**Short exercise**
Extract word for word the lines of the listing from its start to the line holding "const clzMain = [0, 0, 0, 0, 0, 0];", both ends kept; pictures are not part of the copy.

**Data provided**
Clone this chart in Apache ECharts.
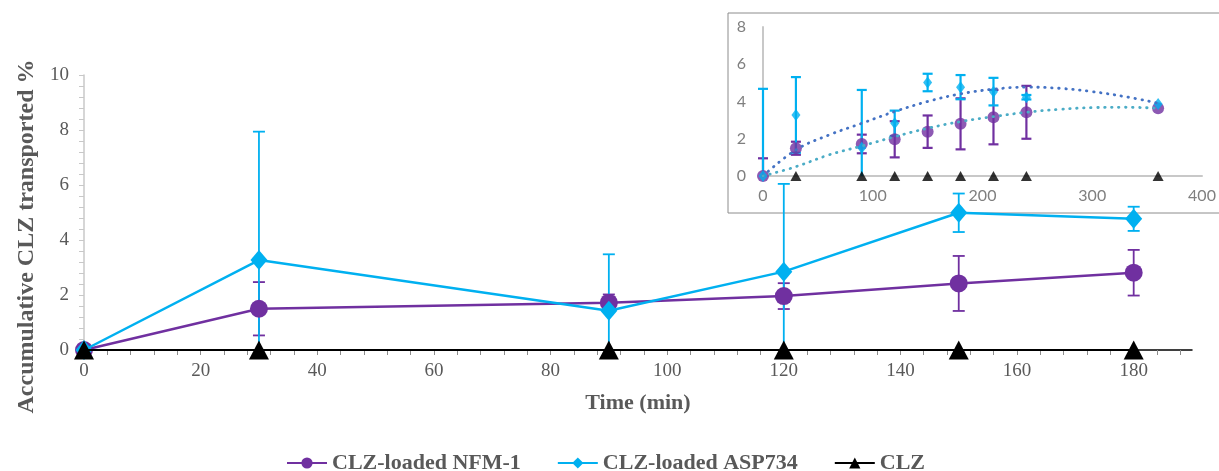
<!DOCTYPE html>
<html>
<head>
<meta charset="utf-8">
<script src="https://cdn.jsdelivr.net/npm/echarts@6/dist/echarts.min.js"></script>
<style>
html,body{margin:0;padding:0;background:#fff;}
#chart{width:1219px;height:471px;}
</style>
</head>
<body>
<div id="chart"></div>
<script>
// ---------- Main chart data ----------
const mainTimes = [0, 30, 90, 120, 150, 180];
const nfmMain = [0, 1.5, 1.72, 1.96, 2.42, 2.81];
const nfmMainErr = [0, 0.97, 0.3, 0.47, 1.0, 0.83];
const aspMain = [0, 3.27, 1.43, 2.85, 4.99, 4.77];
const aspMainErr = [0, 4.67, 2.05, 3.19, 0.7, 0.44];
const clzMain = [0, 0, 0, 0, 0, 0];

// ---------- Inset chart data ----------
const insetTimes = [0, 30, 90, 120, 150, 180, 210, 240, 360];
const nfmInset = [0, 1.49, 1.72, 1.97, 2.38, 2.8, 3.16, 3.42, 3.64];
const nfmInsetErr = [0.95, 0.35, 0.5, 0.97, 0.87, 1.37, 1.46, 1.42, 0];
const aspInset = [0, 3.28, 1.52, 2.83, 5.02, 4.77, 4.53, 4.23, 3.87];
const aspInsetErr = [4.68, 2.03, 3.1, 0.68, 0.47, 0.65, 0.74, 0.12, 0];
const clzInsetTimes = [30, 90, 120, 150, 180, 210, 240, 360];
const clzInset = [0, 0, 0, 0, 0, 0, 0, 0];

// trendlines
const trendTimes = [0, 30, 60, 90, 120, 150, 180, 210, 240, 270, 300, 330, 360];
const aspTrend = [0, 1.4, 2.2, 2.83, 3.46, 4.0, 4.41, 4.66, 4.77, 4.71, 4.53, 4.26, 3.91];
const nfmTrend = [0, 0.5, 1.13, 1.61, 2.11, 2.56, 2.92, 3.19, 3.42, 3.58, 3.67, 3.69, 3.64];

// ---------- Labels ----------
const seriesNames = ['CLZ-loaded NFM-1', 'CLZ-loaded ASP734', 'CLZ'];
const xTitle = 'Time (min)';
const yTitle = 'Accumulative CLZ transported %';

const PURPLE = '#7030A0', BLUE = '#00B0F0', BLACK = '#000000';
const SERIF = '"Liberation Serif", "Times New Roman", serif';
const SANS = 'Lato, "Open Sans", sans-serif';

function pairs(xs, ys) { return xs.map((x, i) => [x, ys[i]]); }
function triples(xs, ys, es) { return xs.map((x, i) => [x, ys[i], es[i]]); }

function errorSeries(data, color, gi, capW, lw) {
  return {
    type: 'custom',
    xAxisIndex: gi, yAxisIndex: gi,
    z: 2,
    silent: true,
    clip: false,
    data: data,
    renderItem: function (params, api) {
      const x = api.value(0), y = api.value(1), e = api.value(2);
      if (!e) return null;
      const lowV = Math.max(y - e, 0);
      const top = api.coord([x, y + e]);
      const bot = api.coord([x, lowV]);
      const style = { stroke: color, lineWidth: lw };
      const children = [
        { type: 'line', shape: { x1: top[0], y1: top[1], x2: bot[0], y2: bot[1] }, style: style },
        { type: 'line', shape: { x1: top[0] - capW / 2, y1: top[1], x2: top[0] + capW / 2, y2: top[1] }, style: style }
      ];
      if (y - e >= 0) {
        children.push({ type: 'line', shape: { x1: bot[0] - capW / 2, y1: bot[1], x2: bot[0] + capW / 2, y2: bot[1] }, style: style });
      }
      return { type: 'group', children: children };
    }
  };
}

const chart = echarts.init(document.getElementById('chart'), null, { renderer: 'canvas' });

const option = {
  backgroundColor: '#ffffff',
  animation: false,
  graphic: [{
    type: 'rect', z: 0, silent: true,
    shape: { x: 728, y: 13, width: 520, height: 200 },
    style: { fill: 'none', stroke: '#8c8c8c', lineWidth: 1 }
  }],
  legend: {
    data: seriesNames,
    left: 281,
    top: 447,
    itemWidth: 40,
    itemHeight: 14,
    itemGap: 36,
    textStyle: { fontFamily: SERIF, fontWeight: 'bold', fontSize: 22, color: '#595959' }
  },
  grid: [
    { left: 84, right: 27, top: 75, bottom: 121 },
    { left: 763, right: 17, top: 27, bottom: 295 }
  ],
  xAxis: [
    {
      type: 'value', gridIndex: 0, min: 0, max: 190, interval: 4,
      name: xTitle, nameLocation: 'middle', nameGap: 42,
      nameTextStyle: { fontFamily: SERIF, fontWeight: 'bold', fontSize: 22, color: '#595959' },
      axisLine: { show: true, onZero: false, lineStyle: { color: '#000', width: 1.5 } },
      axisTick: { show: true, length: 5, inside: false, lineStyle: { color: '#8c8c8c', width: 1 } },
      axisLabel: {
        margin: 12, fontFamily: SERIF, fontSize: 19, color: '#595959',
        showMaxLabel: false,
        formatter: function (v) { const r = Math.round(v); return (r % 20 === 0 && r <= 180) ? String(r) : ''; }
      },
      splitLine: { show: false }
    },
    {
      type: 'value', gridIndex: 1, min: 0, max: 400, interval: 100,
      axisLine: { show: true, onZero: false, lineStyle: { color: '#c8c8c8', width: 2 } },
      axisTick: { show: false },
      axisLabel: { margin: 12, fontFamily: SANS, fontSize: 16, color: '#7f7f7f' },
      splitLine: { show: false }
    }
  ],
  yAxis: [
    {
      type: 'value', gridIndex: 0, min: 0, max: 10, interval: 0.4,
      name: yTitle, nameLocation: 'middle', nameGap: 44, nameRotate: 90,
      nameTextStyle: { fontFamily: SERIF, fontWeight: 'bold', fontSize: 24, color: '#595959', padding: [0, 48, 0, 0] },
      axisLine: { show: true, lineStyle: { color: '#c8c8c8', width: 1.5 } },
      axisTick: { show: true, length: 5, inside: false, lineStyle: { color: '#c8c8c8', width: 1 } },
      axisLabel: {
        margin: 15, fontFamily: SERIF, fontSize: 19, color: '#595959',
        formatter: function (v) { const r = Math.round(v * 10) / 10; return (Math.abs(r % 2) < 1e-9) ? String(r) : ''; }
      },
      splitLine: { show: false }
    },
    {
      type: 'value', gridIndex: 1, min: 0, max: 8, interval: 2,
      axisLine: { show: true, lineStyle: { color: '#c8c8c8', width: 2 } },
      axisTick: { show: false },
      axisLabel: { margin: 17, fontFamily: SANS, fontSize: 16, color: '#7f7f7f' },
      splitLine: { show: false }
    }
  ],
  series: [
    // inset
    errorSeries(triples(insetTimes, nfmInset, nfmInsetErr), PURPLE, 1, 10, 2.2),
    errorSeries(triples(insetTimes, aspInset, aspInsetErr), BLUE, 1, 10, 2.2),
    {
      name: 'inset-nfm', type: 'scatter', xAxisIndex: 1, yAxisIndex: 1, z: 3,
      data: pairs(insetTimes, nfmInset), symbol: 'circle', symbolSize: 12,
      itemStyle: { color: PURPLE }, clip: false
    },
    {
      name: 'inset-asp', type: 'scatter', xAxisIndex: 1, yAxisIndex: 1, z: 3,
      data: pairs(insetTimes, aspInset), symbol: 'diamond', symbolSize: [9, 12],
      itemStyle: { color: BLUE }, clip: false
    },
    {
      name: 'inset-clz', type: 'scatter', xAxisIndex: 1, yAxisIndex: 1, z: 3,
      data: pairs(clzInsetTimes, clzInset), symbol: 'triangle', symbolSize: [11, 10],
      itemStyle: { color: BLACK }, clip: false
    },
    {
      name: 'inset-asp-trend', type: 'line', xAxisIndex: 1, yAxisIndex: 1, z: 4,
      data: pairs(trendTimes, aspTrend), smooth: 0.4, showSymbol: false, symbol: 'none',
      lineStyle: { color: '#4472C4', width: 2.8, type: [0.5, 6.5], cap: 'round' }
    },
    {
      name: 'inset-nfm-trend', type: 'line', xAxisIndex: 1, yAxisIndex: 1, z: 4,
      data: pairs(trendTimes, nfmTrend), smooth: 0.4, showSymbol: false, symbol: 'none',
      lineStyle: { color: '#4BACC6', width: 2.8, type: [0.5, 6.5], cap: 'round' }
    },
    // main
    errorSeries(triples(mainTimes, nfmMain, nfmMainErr), PURPLE, 0, 12, 1.8),
    errorSeries(triples(mainTimes, aspMain, aspMainErr), BLUE, 0, 12, 1.8),
    {
      name: seriesNames[0], type: 'line', xAxisIndex: 0, yAxisIndex: 0, z: 5,
      data: pairs(mainTimes, nfmMain), symbol: 'circle', symbolSize: 18, showSymbol: true,
      lineStyle: { color: PURPLE, width: 2.5 }, itemStyle: { color: PURPLE }, clip: false
    },
    {
      name: seriesNames[1], type: 'line', xAxisIndex: 0, yAxisIndex: 0, z: 6,
      data: pairs(mainTimes, aspMain), symbol: 'diamond', symbolSize: [17, 20], showSymbol: true,
      lineStyle: { color: BLUE, width: 2.5 }, itemStyle: { color: BLUE }, clip: false
    },
    {
      name: seriesNames[2], type: 'line', xAxisIndex: 0, yAxisIndex: 0, z: 7,
      data: pairs(mainTimes, clzMain), symbol: 'triangle', symbolSize: [20, 19], showSymbol: true,
      lineStyle: { color: BLACK, width: 2 }, itemStyle: { color: BLACK }, clip: false
    }
  ]
};
chart.setOption(option);
</script>
</body>
</html>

**Final result**
Clone this chart in Apache ECharts.
<!DOCTYPE html>
<html>
<head>
<meta charset="utf-8">
<script src="https://cdn.jsdelivr.net/npm/echarts@6/dist/echarts.min.js"></script>
<style>
html,body{margin:0;padding:0;background:#fff;}
#chart{width:1219px;height:471px;}
</style>
</head>
<body>
<div id="chart"></div>
<script>
// ---------- Main chart data ----------
const mainTimes = [0, 30, 90, 120, 150, 180];
const nfmMain = [0, 1.5, 1.72, 1.96, 2.42, 2.81];
const nfmMainErr = [0, 0.97, 0.3, 0.47, 1.0, 0.83];
const aspMain = [0, 3.27, 1.43, 2.85, 4.99, 4.77];
const aspMainErr = [0, 4.67, 2.05, 3.19, 0.7, 0.44];
const clzMain = [0, 0, 0, 0, 0, 0];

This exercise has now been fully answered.